• [Data for processing]:

***

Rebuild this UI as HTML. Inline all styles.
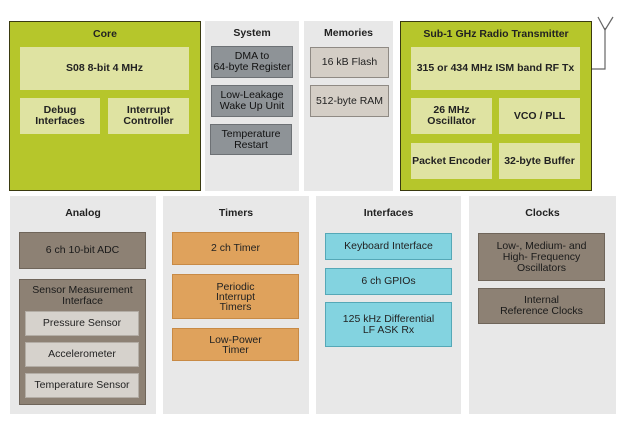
<!DOCTYPE html>
<html><head><style>
body{margin:0;width:631px;height:435px;background:#fff;position:relative;overflow:hidden;font-family:"Liberation Sans",Arial,sans-serif;}
.b{position:absolute;box-sizing:border-box;display:flex;align-items:center;justify-content:center;text-align:center;font-size:10.5px;line-height:11px;color:#222;}
.p{background:#e8e8e8;align-items:flex-start;padding-top:12px;font-weight:bold;font-size:10.5px;}
.g{background:#b6c62b;border:1px solid #3a3a10;align-items:flex-start;padding-top:7px;font-weight:bold;}
.l{background:#dfe3a2;font-weight:bold;}
.s{background:#8e9397;border:1px solid #6d7175;color:#111;}
.m{background:#d4cec6;border:1px solid #8f8a84;}
.a{background:#8d8174;border:1px solid #6f655a;color:#1a1a1a;}
.t{background:#dfa25c;border:1px solid #c88a45;}
.c{background:#83d3e0;border:1px solid #55a8b7;}
.i{background:#d6d2cc;border:1px solid #b3ada5;}
</style></head><body>
<div class="b g" style="left:9px;top:21px;width:192px;height:170px;">Core</div>
<div class="b l" style="left:20px;top:47px;width:169px;height:43px;">S08 8-bit 4 MHz</div>
<div class="b l" style="left:20px;top:98px;width:80px;height:36px;">Debug<br>Interfaces</div>
<div class="b l" style="left:108px;top:98px;width:81px;height:36px;">Interrupt<br>Controller</div>

<div class="b p" style="left:205px;top:21px;width:94px;height:170px;padding-top:7px;">System</div>
<div class="b s" style="left:211px;top:46px;width:82px;height:32px;">DMA to<br>64-byte Register</div>
<div class="b s" style="left:211px;top:85px;width:82px;height:32px;">Low-Leakage<br>Wake Up Unit</div>
<div class="b s" style="left:210px;top:124px;width:82px;height:31px;">Temperature<br>Restart</div>

<div class="b p" style="left:304px;top:21px;width:89px;height:170px;padding-top:7px;">Memories</div>
<div class="b m" style="left:310px;top:47px;width:79px;height:31px;">16 kB Flash</div>
<div class="b m" style="left:310px;top:85px;width:79px;height:32px;">512-byte RAM</div>

<div class="b g" style="left:400px;top:21px;width:192px;height:170px;">Sub-1 GHz Radio Transmitter</div>
<div class="b l" style="left:411px;top:47px;width:169px;height:43px;">315 or 434 MHz ISM band RF Tx</div>
<div class="b l" style="left:411px;top:98px;width:81px;height:36px;">26 MHz<br>Oscillator</div>
<div class="b l" style="left:499px;top:98px;width:81px;height:36px;">VCO / PLL</div>
<div class="b l" style="left:411px;top:143px;width:81px;height:36px;">Packet Encoder</div>
<div class="b l" style="left:499px;top:143px;width:81px;height:36px;">32-byte Buffer</div>
<svg style="position:absolute;left:0;top:0" width="631" height="435"><polyline points="592,69 605,69 605,28" fill="none" stroke="#666" stroke-width="1.2"/><polyline points="598,17 605,30 613,17" fill="none" stroke="#666" stroke-width="1.2"/></svg>

<div class="b p" style="left:10px;top:196px;width:146px;height:218px;">Analog</div>
<div class="b a" style="left:19px;top:232px;width:127px;height:37px;">6 ch 10-bit ADC</div>
<div class="b a" style="left:19px;top:279px;width:127px;height:126px;align-items:flex-start;padding-top:5px;">Sensor Measurement<br>Interface</div>
<div class="b i" style="left:25px;top:311px;width:114px;height:25px;">Pressure Sensor</div>
<div class="b i" style="left:25px;top:342px;width:114px;height:25px;">Accelerometer</div>
<div class="b i" style="left:25px;top:373px;width:114px;height:25px;">Temperature Sensor</div>

<div class="b p" style="left:163px;top:196px;width:146px;height:218px;">Timers</div>
<div class="b t" style="left:172px;top:232px;width:127px;height:33px;">2 ch Timer</div>
<div class="b t" style="left:172px;top:274px;width:127px;height:45px;line-height:10px;">Periodic<br>Interrupt<br>Timers</div>
<div class="b t" style="left:172px;top:328px;width:127px;height:33px;line-height:10px;">Low-Power<br>Timer</div>

<div class="b p" style="left:316px;top:196px;width:145px;height:218px;">Interfaces</div>
<div class="b c" style="left:325px;top:233px;width:127px;height:27px;">Keyboard Interface</div>
<div class="b c" style="left:325px;top:268px;width:127px;height:27px;">6 ch GPIOs</div>
<div class="b c" style="left:325px;top:302px;width:127px;height:45px;">125 kHz Differential<br>LF ASK Rx</div>

<div class="b p" style="left:469px;top:196px;width:147px;height:218px;">Clocks</div>
<div class="b a" style="left:478px;top:233px;width:127px;height:48px;">Low-, Medium- and<br>High- Frequency<br>Oscillators</div>
<div class="b a" style="left:478px;top:288px;width:127px;height:36px;">Internal<br>Reference Clocks</div>
</body></html>
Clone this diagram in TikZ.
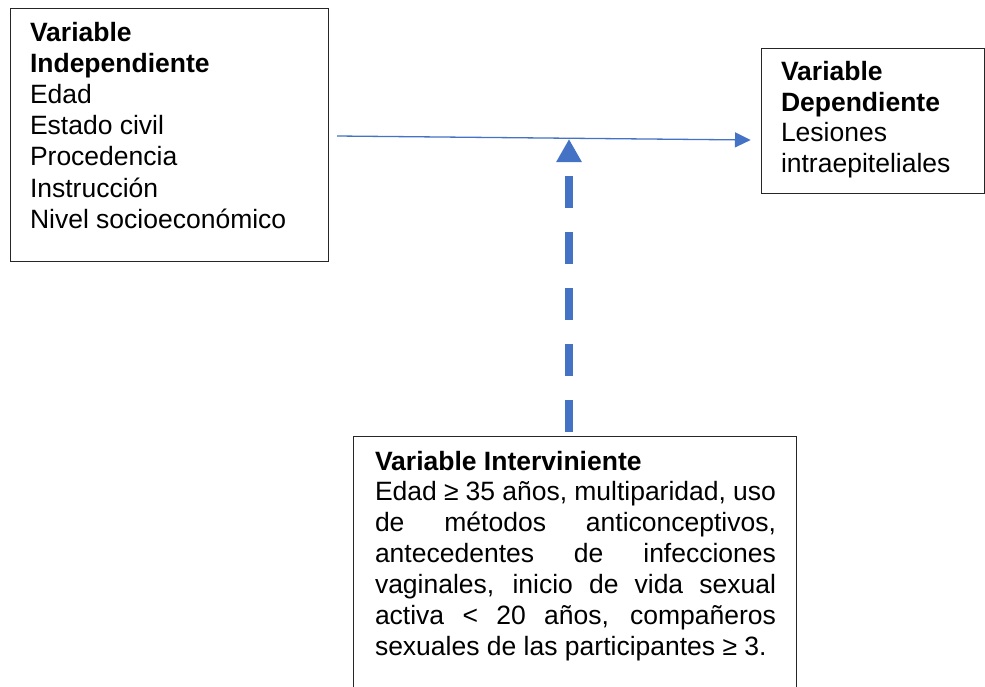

***

• [Exercise]: All entries must be written out again exactly as given, with no pictures in the copy.

• [The solution]:
Rebuild this UI as HTML. Inline all styles.
<!DOCTYPE html>
<html><head><style>
body{margin:0;width:631px;height:435px;background:#fff;position:relative;overflow:hidden;font-family:"Liberation Sans",Arial,sans-serif;}
.b{position:absolute;box-sizing:border-box;display:flex;align-items:center;justify-content:center;text-align:center;font-size:10.5px;line-height:11px;color:#222;}
.p{background:#e8e8e8;align-items:flex-start;padding-top:12px;font-weight:bold;font-size:10.5px;}
.g{background:#b6c62b;border:1px solid #3a3a10;align-items:flex-start;padding-top:7px;font-weight:bold;}
.l{background:#dfe3a2;font-weight:bold;}
.s{background:#8e9397;border:1px solid #6d7175;color:#111;}
.m{background:#d4cec6;border:1px solid #8f8a84;}
.a{background:#8d8174;border:1px solid #6f655a;color:#1a1a1a;}
.t{background:#dfa25c;border:1px solid #c88a45;}
.c{background:#83d3e0;border:1px solid #55a8b7;}
.i{background:#d6d2cc;border:1px solid #b3ada5;}
</style></head><body>
<div class="b g" style="left:9px;top:21px;width:192px;height:170px;">Core</div>
<div class="b l" style="left:20px;top:47px;width:169px;height:43px;">S08 8-bit 4 MHz</div>
<div class="b l" style="left:20px;top:98px;width:80px;height:36px;">Debug<br>Interfaces</div>
<div class="b l" style="left:108px;top:98px;width:81px;height:36px;">Interrupt<br>Controller</div>

<div class="b p" style="left:205px;top:21px;width:94px;height:170px;padding-top:7px;">System</div>
<div class="b s" style="left:211px;top:46px;width:82px;height:32px;">DMA to<br>64-byte Register</div>
<div class="b s" style="left:211px;top:85px;width:82px;height:32px;">Low-Leakage<br>Wake Up Unit</div>
<div class="b s" style="left:210px;top:124px;width:82px;height:31px;">Temperature<br>Restart</div>

<div class="b p" style="left:304px;top:21px;width:89px;height:170px;padding-top:7px;">Memories</div>
<div class="b m" style="left:310px;top:47px;width:79px;height:31px;">16 kB Flash</div>
<div class="b m" style="left:310px;top:85px;width:79px;height:32px;">512-byte RAM</div>

<div class="b g" style="left:400px;top:21px;width:192px;height:170px;">Sub-1 GHz Radio Transmitter</div>
<div class="b l" style="left:411px;top:47px;width:169px;height:43px;">315 or 434 MHz ISM band RF Tx</div>
<div class="b l" style="left:411px;top:98px;width:81px;height:36px;">26 MHz<br>Oscillator</div>
<div class="b l" style="left:499px;top:98px;width:81px;height:36px;">VCO / PLL</div>
<div class="b l" style="left:411px;top:143px;width:81px;height:36px;">Packet Encoder</div>
<div class="b l" style="left:499px;top:143px;width:81px;height:36px;">32-byte Buffer</div>
<svg style="position:absolute;left:0;top:0" width="631" height="435"><polyline points="592,69 605,69 605,28" fill="none" stroke="#666" stroke-width="1.2"/><polyline points="598,17 605,30 613,17" fill="none" stroke="#666" stroke-width="1.2"/></svg>

<div class="b p" style="left:10px;top:196px;width:146px;height:218px;">Analog</div>
<div class="b a" style="left:19px;top:232px;width:127px;height:37px;">6 ch 10-bit ADC</div>
<div class="b a" style="left:19px;top:279px;width:127px;height:126px;align-items:flex-start;padding-top:5px;">Sensor Measurement<br>Interface</div>
<div class="b i" style="left:25px;top:311px;width:114px;height:25px;">Pressure Sensor</div>
<div class="b i" style="left:25px;top:342px;width:114px;height:25px;">Accelerometer</div>
<div class="b i" style="left:25px;top:373px;width:114px;height:25px;">Temperature Sensor</div>

<div class="b p" style="left:163px;top:196px;width:146px;height:218px;">Timers</div>
<div class="b t" style="left:172px;top:232px;width:127px;height:33px;">2 ch Timer</div>
<div class="b t" style="left:172px;top:274px;width:127px;height:45px;line-height:10px;">Periodic<br>Interrupt<br>Timers</div>
<div class="b t" style="left:172px;top:328px;width:127px;height:33px;line-height:10px;">Low-Power<br>Timer</div>

<div class="b p" style="left:316px;top:196px;width:145px;height:218px;">Interfaces</div>
<div class="b c" style="left:325px;top:233px;width:127px;height:27px;">Keyboard Interface</div>
<div class="b c" style="left:325px;top:268px;width:127px;height:27px;">6 ch GPIOs</div>
<div class="b c" style="left:325px;top:302px;width:127px;height:45px;">125 kHz Differential<br>LF ASK Rx</div>

<div class="b p" style="left:469px;top:196px;width:147px;height:218px;">Clocks</div>
<div class="b a" style="left:478px;top:233px;width:127px;height:48px;">Low-, Medium- and<br>High- Frequency<br>Oscillators</div>
<div class="b a" style="left:478px;top:288px;width:127px;height:36px;">Internal<br>Reference Clocks</div>
</body></html>
Clone this diagram in TikZ.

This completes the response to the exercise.